Ever feel like you're drowning in data, but still can't find the answers you need? It's a common frustration, and often, the culprit isn't a lack of information, but a lack of quality information. Think of it like trying to build a sturdy house with warped lumber and leaky pipes – no matter how much you have, the foundation is shaky.
So, what exactly makes data 'good' or 'bad'? It boils down to a few key characteristics, often called data quality dimensions. While there's no single, universally agreed-upon list, most folks who work with data recognize about six core pillars that really matter. These aren't just abstract concepts; they're practical ways to measure how trustworthy and useful your data truly is.
Let's break them down, shall we?
Accuracy: Is it Right?
This is probably the most intuitive one. Accuracy means your data reflects the real world correctly. If your system says a customer's address is '123 Main Street,' but they actually live at '456 Oak Avenue,' that's an accuracy problem. It's about ensuring the values in your dataset are correct and true to their source. Designating a single, reliable 'source of truth' and cross-referencing other data against it is a big help here.
Completeness: Is Anything Missing?
Completeness looks at how much of the data you expect to have is actually there. Imagine a survey where half the questions are left blank. That's incomplete data. If a significant portion of your customer records are missing phone numbers or email addresses, your ability to reach them is compromised. High absence rates can skew your analysis, making it seem like typical data samples are different from reality.
Uniqueness: Are There Duplicates?
This dimension tackles the issue of redundancy. Do you have multiple records for the same customer, product, or employee? For instance, if your customer database lists 'John Smith' twice, once as 'J. Smith' and another time with a slightly different email, you're dealing with uniqueness issues. These duplicates can lead to wasted effort, inaccurate counts, and a muddled view of your operations.
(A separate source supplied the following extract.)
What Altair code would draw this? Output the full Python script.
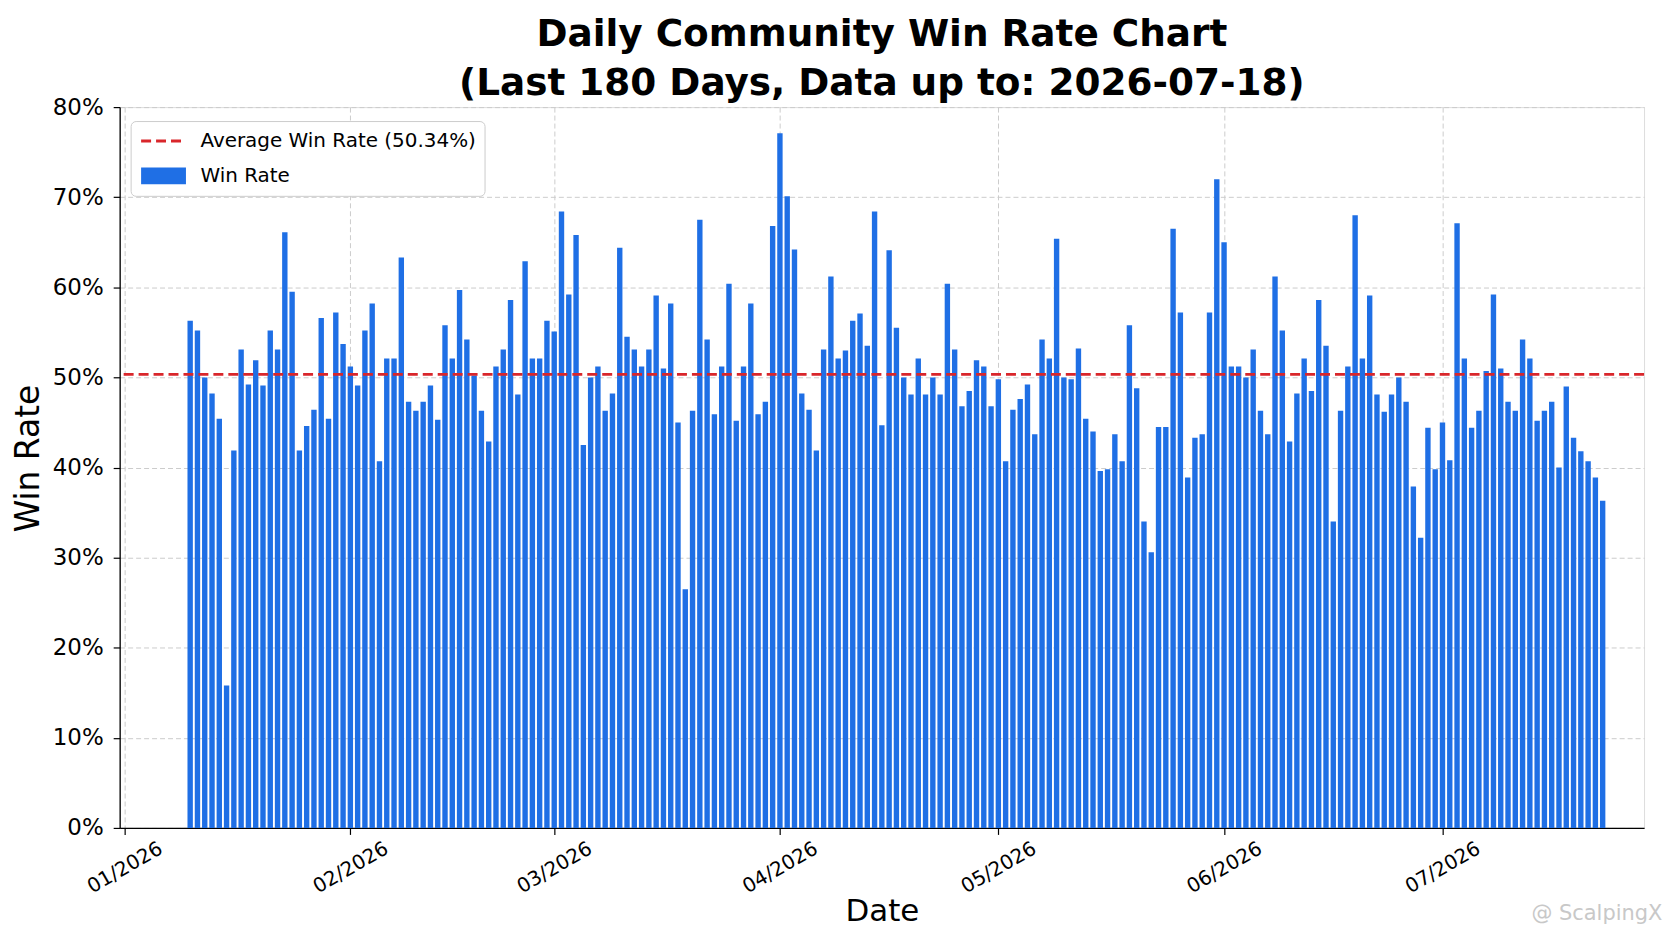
import altair as alt
import pandas as pd

# ---------------- data ----------------
FIRST_DATE = "2026-01-10"
WIN_RATE = [
    56.3, 55.2, 50.0, 48.2, 45.4, 15.8, 41.9, 53.1, 49.2, 51.9,
    49.1, 55.2, 53.1, 66.1, 59.5, 41.9, 44.6, 46.4, 56.6, 45.4,
    57.2, 53.7, 51.2, 49.1, 55.2, 58.2, 40.7, 52.1, 52.1,
    63.3, 47.3, 46.3, 47.3, 49.1, 45.3, 55.8, 52.1, 59.7, 54.2,
    50.2, 46.3, 42.9, 51.2, 53.1, 58.6, 48.1, 62.9, 52.1, 52.1,
    56.3, 55.1, 68.4, 59.2, 65.8, 42.5, 50.0, 51.2, 46.3, 48.2,
    64.4, 54.5, 53.1, 51.2, 53.1, 59.1, 51.0, 58.2, 45.0, 26.5,
    46.3, 67.5, 54.2, 45.9, 51.2, 60.4, 45.2, 51.2, 58.2, 45.9,
    47.3, 66.8, 77.1, 70.1, 64.2, 48.2, 46.4, 41.9, 53.1,
    61.2, 52.1, 53.0, 56.3, 57.1, 53.5, 68.4, 44.7, 64.1, 55.5,
    50.0, 48.1, 52.1, 48.1, 50.0, 48.1, 60.4, 53.1, 46.8, 48.5,
    51.9, 51.2, 46.8, 49.8, 40.7, 46.4, 47.6, 49.2, 43.7,
    54.2, 52.1, 65.4, 50.0, 49.8, 53.2, 45.4, 44.0, 39.6, 39.8,
    43.7, 40.7, 55.8, 48.8, 34.0, 30.6, 44.5, 44.5, 66.5, 57.2,
    38.9, 43.3, 43.7, 57.2, 72.0, 65.0, 51.2, 51.2, 50.0, 53.1, 46.3,
    43.7, 61.2, 55.2, 42.9, 48.2, 52.1, 48.5, 58.6, 53.5, 34.0,
    46.3, 51.2, 68.0, 52.1, 59.1, 48.1, 46.2, 48.1, 50.0, 47.3,
    37.9, 32.2, 44.4, 39.8, 45.0, 40.8, 67.1, 52.1, 44.4, 46.3,
    50.7, 59.2, 51.0, 47.3, 46.3, 54.2, 52.1, 45.2, 46.3,
    47.3, 40.0, 49.0, 43.3, 41.8, 40.7, 38.9, 36.3,
]
AVERAGE = 50.34
SERIES = ["Average Win Rate (50.34%)", "Win Rate"]
TITLE_LINES = ["Daily Community Win Rate Chart",
               "(Last 180 Days, Data up to: 2026-07-18)"]
X_DOMAIN = ["2026-01-01", "2026-07-28"]
Y_TICKS = [0, 10, 20, 30, 40, 50, 60, 70, 80]
WATERMARK = ["@ ScalpingX"]

# ---------------- styling ----------------
FONT = "DejaVu Sans"
BAR_BLUE = "#1f6fe5"
AVG_RED = "#d9262b"

dates = pd.date_range(FIRST_DATE, periods=len(WIN_RATE), freq="D")
bars_df = pd.DataFrame({"date": dates.strftime("%Y-%m-%d"), "win_rate": WIN_RATE})
avg_df = pd.DataFrame({"avg": [AVERAGE], "series": [SERIES[0]]})
wm_df = pd.DataFrame({"label": WATERMARK})


def to_dt(s):
    y, m, d = (int(p) for p in s.split("-"))
    return alt.DateTime(year=y, month=m, date=d, utc=True)


x_enc = alt.X(
    "date:T",
    title="Date",
    scale=alt.Scale(type="utc", domain=[to_dt(s) for s in X_DOMAIN]),
    axis=alt.Axis(
        format="%m/%Y",
        tickCount=alt.TimeIntervalStep(interval="month", step=1),
        labelAngle=330,
        labelAlign="center",
        labelBaseline="middle",
        labelPadding=33,
        labelFontSize=20,
        labelFont=FONT,
        labelColor="black",
        labelFlush=False,
        labelOverlap=False,
        tickSize=6.5,
        tickColor="black",
        tickWidth=1.2,
        domainColor="black",
        domainWidth=1.3,
        grid=True,
        gridDash=[5, 3],
        gridColor="#cccccc",
        gridWidth=1,
        titleFont=FONT,
        titleFontSize=31,
        titleFontWeight="normal",
        titleColor="black",
        titleBaseline="alphabetic",
        titleY=93,
    ),
)

y_enc = alt.Y(
    "win_rate:Q",
    title="Win Rate",
    scale=alt.Scale(domain=[0, 80], nice=False),
    axis=alt.Axis(
        values=Y_TICKS,
        labelExpr="datum.value + '%'",
        labelFontSize=23,
        labelFont=FONT,
        labelColor="black",
        labelPadding=10,
        tickSize=6.5,
        tickColor="black",
        tickWidth=1.2,
        domainColor="black",
        domainWidth=1.3,
        grid=True,
        gridDash=[5, 3],
        gridColor="#cccccc",
        gridWidth=1,
        titleFont=FONT,
        titleFontSize=33,
        titleFontWeight="normal",
        titleColor="black",
        titleBaseline="alphabetic",
        titleX=-81,
        titleY=352,
    ),
)

bars = alt.Chart(bars_df).mark_bar(size=5.4, color=BAR_BLUE).encode(x=x_enc, y=y_enc)

legend = alt.Legend(
    title=None,
    orient="none",
    legendX=11,
    legendY=14,
    symbolType="M-2,0H2",
    symbolSize=506,
    symbolOffset=5,
    labelFontSize=20,
    labelFont=FONT,
    labelColor="black",
    labelLimit=400,
    labelOffset=17,
    padding=8,
    rowPadding=11,
    clipHeight=24,
    fillColor="white",
    strokeColor="#cccccc",
    cornerRadius=5,
)

rule = alt.Chart(avg_df).mark_rule().encode(
    y=alt.Y("avg:Q"),
    color=alt.Color("series:N", scale=alt.Scale(domain=SERIES, range=[AVG_RED, BAR_BLUE]),
                    legend=legend),
    strokeDash=alt.StrokeDash("series:N",
                              scale=alt.Scale(type="ordinal", domain=SERIES, range=[[10, 5], [1, 0]]),
                              legend=legend),
    strokeWidth=alt.StrokeWidth("series:N",
                                scale=alt.Scale(type="ordinal", domain=SERIES, range=[2.8, 17]),
                                legend=legend),
)

watermark = alt.Chart(wm_df).mark_text(
    align="left", baseline="middle", fontSize=21, font=FONT, color="#c8c8c8"
).encode(text="label:N", x=alt.value(1416), y=alt.value(809))

chart = (
    alt.layer(bars, rule, watermark)
    .properties(
        width=1529,
        height=723,
        autosize=alt.AutoSizeParams(type="none"),
        padding={"left": 112, "top": 98, "right": 20, "bottom": 104},
        title=alt.TitleParams(
            text=TITLE_LINES,
            font=FONT,
            fontSize=37.5,
            fontWeight="bold",
            lineHeight=49,
            anchor="middle",
            color="black",
            offset=-6,
        ),
    )
    .configure_view(stroke="black", strokeWidth=1.3)
    .configure(background="white")
)

chart.save("out.html", embed_options={"renderer": "svg", "actions": False})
Timeliness (or Currency): Is it Up-to-Date?
Timeliness, often called currency, is all about whether your data is available when you need it and reflects the most current state of affairs. In today's fast-paced world, real-time data is often crucial. If you're trying to make a decision based on sales figures from last month when you need today's numbers, your data isn't timely enough. It's about having data that's ready and relevant within expected timeframes.
Validity: Does it Follow the Rules?
Validity checks if your data conforms to defined formats, types, and ranges. Think of it as data that plays by the rules. For example, a date field should contain a valid date, not a random string of characters. An email address should follow a standard format. This also includes metadata management – ensuring data types are correct and values fall within acceptable parameters.
Consistency: Does it Agree with Itself and Others?
Consistency is about ensuring that data doesn't contradict itself, either within a single dataset or across different datasets. If one system says a product is 'in stock' while another says it's 'out of stock,' that's a consistency problem. It's about confirming that data trends and behaviors align across various sources, leading to reliable insights.
Why Do These Dimensions Matter?
Understanding these dimensions isn't just an academic exercise. They provide a framework for measuring and improving your data. By assessing your data against these criteria, you can pinpoint weaknesses. Are you struggling with duplicate customer entries? Is your sales data consistently out of date? Identifying these issues allows you to implement targeted solutions.
Ultimately, high-quality data, built on these dimensions, is the bedrock of good decision-making, reliable reporting, and accurate analysis. It's what gives you confidence in your business intelligence and helps you navigate the complexities of your operations with clarity. It’s not just about having data; it’s about having data you can truly trust.